Start of Material for the task

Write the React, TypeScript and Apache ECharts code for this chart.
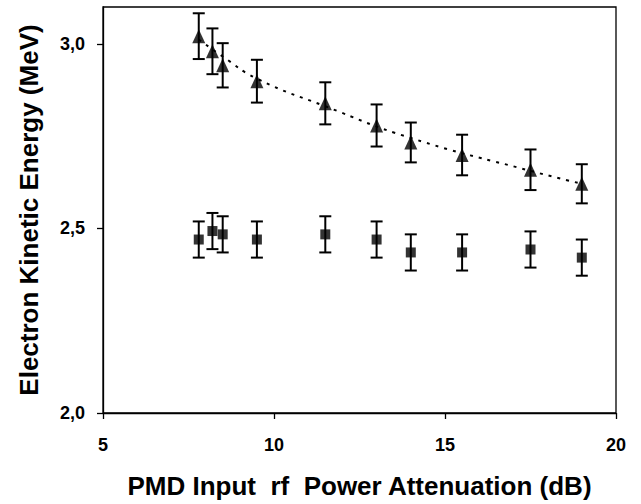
import React, { useEffect, useRef } from "react";
import * as echarts from "echarts";

const attenuation = [7.8, 8.2, 8.5, 9.5, 11.5, 13, 14, 15.5, 17.5, 19];

const triY = [3.021, 2.98, 2.942, 2.899, 2.839, 2.779, 2.733, 2.699, 2.659, 2.621];
const triErr = [0.062, 0.062, 0.06, 0.058, 0.057, 0.057, 0.054, 0.055, 0.055, 0.053];

const sqY = [2.47, 2.493, 2.484, 2.47, 2.484, 2.47, 2.435, 2.435, 2.443, 2.421];
const sqErr = [0.049, 0.049, 0.049, 0.049, 0.049, 0.049, 0.049, 0.049, 0.049, 0.049];

const trendX = [7.8, 8.5, 9.5, 11.5, 14, 17.5, 19];
const trendY = [3.012, 2.966, 2.906, 2.831, 2.745, 2.656, 2.621];

const yTicks = [2, 2.5, 3];
const xTicks = [5, 10, 15, 20];

const FONT = "'Liberation Sans', Arial, Helvetica, sans-serif";

function errorSeries(xs: number[], ys: number[], es: number[]) {
  return {
    type: "custom",
    silent: true,
    z: 3,
    data: xs.map((x, i) => [x, ys[i] - es[i], ys[i] + es[i]]),
    encode: { x: 0, y: [1, 2] },
    renderItem: (params: any, api: any) => {
      const x = api.value(0);
      const lo = api.coord([x, api.value(1)]);
      const hi = api.coord([x, api.value(2)]);
      const hw = 6;
      const style = { stroke: "#000", lineWidth: 2 };
      return {
        type: "group",
        children: [
          { type: "line", shape: { x1: lo[0], y1: lo[1], x2: hi[0], y2: hi[1] }, style },
          { type: "line", shape: { x1: lo[0] - hw, y1: lo[1], x2: lo[0] + hw, y2: lo[1] }, style },
          { type: "line", shape: { x1: hi[0] - hw, y1: hi[1], x2: hi[0] + hw, y2: hi[1] }, style },
        ],
      };
    },
  };
}

export default function App() {
  const ref = useRef<HTMLDivElement>(null);
  useEffect(() => {
    if (!ref.current) return;
    const chart = echarts.init(ref.current, undefined, { renderer: "svg" });
    chart.setOption({
      animation: false,
      backgroundColor: "#fff",
      textStyle: { fontFamily: FONT },
      grid: { left: 103, right: 25, top: 7, bottom: 91, show: true, borderColor: "#000", borderWidth: 1.3 },
      xAxis: {
        type: "value",
        min: 5,
        max: 20,
        interval: 5,
        name: "PMD Input  rf  Power Attenuation (dB)",
        nameLocation: "middle",
        nameGap: 60,
        nameTextStyle: { fontFamily: FONT, fontWeight: "bold", fontSize: 26, color: "#000" },
        axisLine: { onZero: false, lineStyle: { color: "#000", width: 1.3 } },
        axisTick: { inside: false, length: 6, lineStyle: { color: "#000", width: 1.3 }, customValues: xTicks },
        axisLabel: { fontFamily: FONT, fontWeight: "bold", fontSize: 18, color: "#000", margin: 23, customValues: xTicks },
        splitLine: { show: false },
      },
      yAxis: {
        type: "value",
        min: 2,
        max: 3.1,
        interval: 0.5,
        name: "Electron Kinetic Energy (MeV)",
        nameLocation: "middle",
        nameGap: 61,
        nameTextStyle: { fontFamily: FONT, fontWeight: "bold", fontSize: 26, color: "#000" },
        axisLine: { onZero: false, lineStyle: { color: "#000", width: 1.3 } },
        axisTick: { inside: false, length: 6, lineStyle: { color: "#000", width: 1.3 }, customValues: yTicks },
        axisLabel: {
          fontFamily: FONT,
          fontWeight: "bold",
          fontSize: 18,
          color: "#000",
          margin: 18,
          customValues: yTicks,
          formatter: (v: number) => v.toFixed(1).replace(".", ","),
        },
        splitLine: { show: false },
      },
      series: [
        {
          type: "line",
          data: trendX.map((x, i) => [x, trendY[i]]),
          smooth: true,
          symbol: "none",
          silent: true,
          z: 2,
          lineStyle: { color: "#000", width: 2, type: [3, 6] },
        },
        errorSeries(attenuation, triY, triErr),
        errorSeries(attenuation, sqY, sqErr),
        {
          type: "scatter",
          data: attenuation.map((x, i) => [x, triY[i]]),
          symbol: "triangle",
          symbolSize: [13, 14],
          itemStyle: { color: "#000" },
          z: 4,
        },
        {
          type: "scatter",
          data: attenuation.map((x, i) => [x, sqY[i]]),
          symbol: "rect",
          symbolSize: 10,
          itemStyle: { color: "#000" },
          z: 4,
        },
      ],
    });
    return () => chart.dispose();
  }, []);
  return <div ref={ref} style={{ width: 641, height: 504, position: "absolute", left: 0, top: 0 }} />;
}
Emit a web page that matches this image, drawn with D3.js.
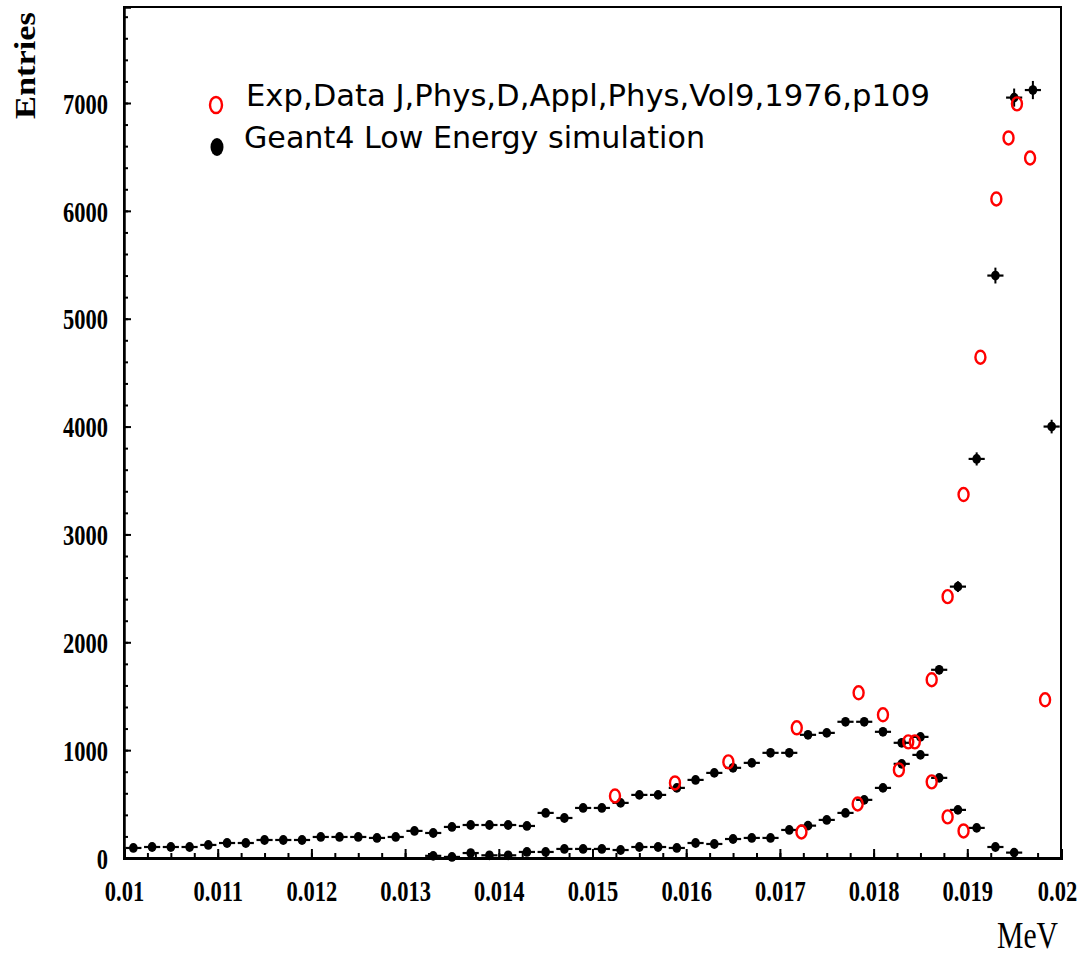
<!DOCTYPE html>
<html><head><meta charset="utf-8">
<script src="https://cdn.jsdelivr.net/npm/d3@7"></script>
<style>body{margin:0;background:#fff;} svg{display:block;}</style>
</head><body><svg id="c" width="1084" height="955"></svg>
<script>
// ---- data ----
const binCenters = [0.0101,0.0103,0.0105,0.0107,0.0109,0.0111,0.0113,0.0115,0.0117,0.0119,
  0.0121,0.0123,0.0125,0.0127,0.0129,0.0131,0.0133,0.0135,0.0137,0.0139,
  0.0141,0.0143,0.0145,0.0147,0.0149,0.0151,0.0153,0.0155,0.0157,0.0159,
  0.0161,0.0163,0.0165,0.0167,0.0169,0.0171,0.0173,0.0175,0.0177,0.0179,
  0.0181,0.0183,0.0185,0.0187,0.0189,0.0191,0.0193,0.0195,0.0197,0.0199];
const binHalfWidth = 0.0001;
const simA = [93,102,102,102,121,139,139,167,167,167,
  195,195,195,186,195,251,232,288,306,306,
  306,297,418,371,464,464,511,585,585,650,
  724,789,836,882,975,975,1142,1160,1263,1263,
  1170,1068,956,743,446,279,102,50,0,0];
const simB = [0,0,0,0,0,0,0,0,0,0,
  0,0,0,0,0,0,20,10,46,25,
  25,56,56,84,84,84,74,102,102,93,
  139,130,176,186,186,260,300,353,418,539,
  650,873,1123,1745,2516,3700,5400,7050,7120,4000];
const expEnergy = [0.01524,0.01588,0.01645,0.01718,0.01723,0.01783,0.01784,0.01810,0.01827,0.01837,
  0.01844,0.01862,0.01862,0.01879,0.01879,0.01896,0.01896,0.01914,0.01931,0.01944,
  0.01953,0.01967,0.01983];
const expCounts = [575,696,891,1207,241,501,1532,1328,817,1077,
  1077,1653,706,2423,381,3370,251,4643,6110,6676,
  6992,6490,1467];
const xTickValues = [0.01,0.011,0.012,0.013,0.014,0.015,0.016,0.017,0.018,0.019,0.02];
const xTickLabels = ["0.01","0.011","0.012","0.013","0.014","0.015","0.016","0.017","0.018","0.019","0.02"];
const yTickValues = [0,1000,2000,3000,4000,5000,6000,7000];
const yTickLabels = ["0","1000","2000","3000","4000","5000","6000","7000"];
const legendLabels = ["Exp,Data J,Phys,D,Appl,Phys,Vol9,1976,p109","Geant4 Low Energy simulation"];
const xTitle = "MeV", yTitle = "Entries";

// ---- chart ----
const svg = d3.select("#c");
const x = d3.scaleLinear().domain([0.01,0.02]).range([124,1061]);
const y = d3.scaleLinear().domain([0,7890]).range([858,7]);
const serif = "'Liberation Serif','Times New Roman',serif";

// frame
svg.append("rect").attr("x",124).attr("y",7).attr("width",937).attr("height",851)
  .attr("fill","none").attr("stroke","#000").attr("stroke-width",2);

// minor ticks
const xMinor = d3.range(0.01,0.02001,0.00025);
const yMinor = d3.range(0,7890,200);
svg.append("g").attr("transform","translate(0,858)")
  .call(d3.axisBottom(x).tickValues(xMinor).tickSize(-5).tickFormat(""))
  .call(g=>{g.select(".domain").remove(); g.selectAll("line").attr("stroke-width",2);});
svg.append("g").attr("transform","translate(124,0)")
  .call(d3.axisLeft(y).tickValues(yMinor).tickSize(-4).tickFormat(""))
  .call(g=>{g.select(".domain").remove(); g.selectAll("line").attr("stroke-width",2);});

// major x axis
const gx = svg.append("g").attr("transform","translate(0,858)")
  .call(d3.axisBottom(x).tickValues(xTickValues).tickSize(-9).tickFormat((d,i)=>xTickLabels[i]));
gx.select(".domain").attr("stroke-width",3);
gx.selectAll("line").attr("stroke-width",2);
gx.selectAll("text").attr("y",43).attr("dy",null)
  .attr("font-family",serif).attr("font-size",30).attr("font-weight","bold").attr("fill","#000");
gx.selectAll("text").filter((d,i,n)=>i===n.length-1).attr("x",-4);

// major y axis
const gy = svg.append("g").attr("transform","translate(124,0)")
  .call(d3.axisLeft(y).tickValues(yTickValues).tickSize(-7).tickFormat((d,i)=>yTickLabels[i]));
gy.select(".domain").attr("stroke-width",2.5);
gy.selectAll("line").attr("stroke-width",2);
gy.selectAll("text").attr("x",-16).attr("dy","0.34em")
  .attr("font-family",serif).attr("font-size",30).attr("font-weight","bold").attr("fill","#000");

// squeeze serif tick labels horizontally
svg.selectAll(".tick text").each(function(){
  const w = this.getComputedTextLength();
  if (w>0) d3.select(this).attr("textLength",w*0.75).attr("lengthAdjust","spacingAndGlyphs");
});

// axis titles
svg.append("text").attr("x",1058).attr("y",948).attr("text-anchor","end")
  .attr("font-family",serif).attr("font-size",38).attr("textLength",61)
  .attr("lengthAdjust","spacingAndGlyphs").text(xTitle);
svg.append("text").attr("transform","translate(35,119) scale(0.8,1) rotate(-90)")
  .attr("font-family",serif).attr("font-size",38).attr("font-weight","bold").attr("textLength",107)
  .attr("lengthAdjust","spacingAndGlyphs").text(yTitle);

// simulation histograms
const simSeries = [simA, simB];
const gSim = svg.append("g");
simSeries.forEach(vals=>{
  const pts = binCenters.map((e,i)=>({e, v: vals[i]})).filter(p=>p.v>0);
  const g = gSim.append("g");
  g.selectAll("line.h").data(pts).join("line")
    .attr("x1",p=>x(p.e-binHalfWidth)+1.3).attr("x2",p=>x(p.e+binHalfWidth)-1.3)
    .attr("y1",p=>y(p.v)).attr("y2",p=>y(p.v)).attr("stroke","#000").attr("stroke-width",2.2);
  g.selectAll("line.v").data(pts).join("line")
    .attr("x1",p=>x(p.e)).attr("x2",p=>x(p.e))
    .attr("y1",p=>y(p.v-Math.sqrt(p.v))).attr("y2",p=>y(p.v+Math.sqrt(p.v)))
    .attr("stroke","#000").attr("stroke-width",2);
  g.selectAll("ellipse").data(pts).join("ellipse")
    .attr("cx",p=>x(p.e)).attr("cy",p=>y(p.v)).attr("rx",4.3).attr("ry",4.9).attr("fill","#000");
});

// experimental data
svg.append("g").selectAll("ellipse").data(expEnergy.map((e,i)=>({e, v: expCounts[i]}))).join("ellipse")
  .attr("cx",p=>x(p.e)).attr("cy",p=>y(p.v)).attr("rx",5).attr("ry",6.5)
  .attr("fill","none").attr("stroke","#ff0000").attr("stroke-width",2.4);

// legend
const lg = svg.append("g");
lg.append("ellipse").attr("cx",216).attr("cy",105).attr("rx",6).attr("ry",8)
  .attr("fill","none").attr("stroke","#ff0000").attr("stroke-width",2.4);
lg.append("ellipse").attr("cx",217).attr("cy",147).attr("rx",6.5).attr("ry",9).attr("fill","#000");
lg.append("text").attr("x",246).attr("y",106).attr("font-family","'DejaVu Sans',sans-serif")
  .attr("font-size",31).attr("textLength",684).attr("lengthAdjust","spacingAndGlyphs").text(legendLabels[0]);
lg.append("text").attr("x",244).attr("y",148).attr("font-family","'DejaVu Sans',sans-serif")
  .attr("font-size",31).attr("textLength",461).attr("lengthAdjust","spacingAndGlyphs").text(legendLabels[1]);
</script>
</body></html>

End of Material for the task

Omit the pictures, then repeat exactly each line from the beginning of the listing through the line with "0.049, 0.049, 0.049];".

Write the React, TypeScript and Apache ECharts code for this chart.
import React, { useEffect, useRef } from "react";
import * as echarts from "echarts";

const attenuation = [7.8, 8.2, 8.5, 9.5, 11.5, 13, 14, 15.5, 17.5, 19];

const triY = [3.021, 2.98, 2.942, 2.899, 2.839, 2.779, 2.733, 2.699, 2.659, 2.621];
const triErr = [0.062, 0.062, 0.06, 0.058, 0.057, 0.057, 0.054, 0.055, 0.055, 0.053];

const sqY = [2.47, 2.493, 2.484, 2.47, 2.484, 2.47, 2.435, 2.435, 2.443, 2.421];
const sqErr = [0.049, 0.049, 0.049, 0.049, 0.049, 0.049, 0.049, 0.049, 0.049, 0.049];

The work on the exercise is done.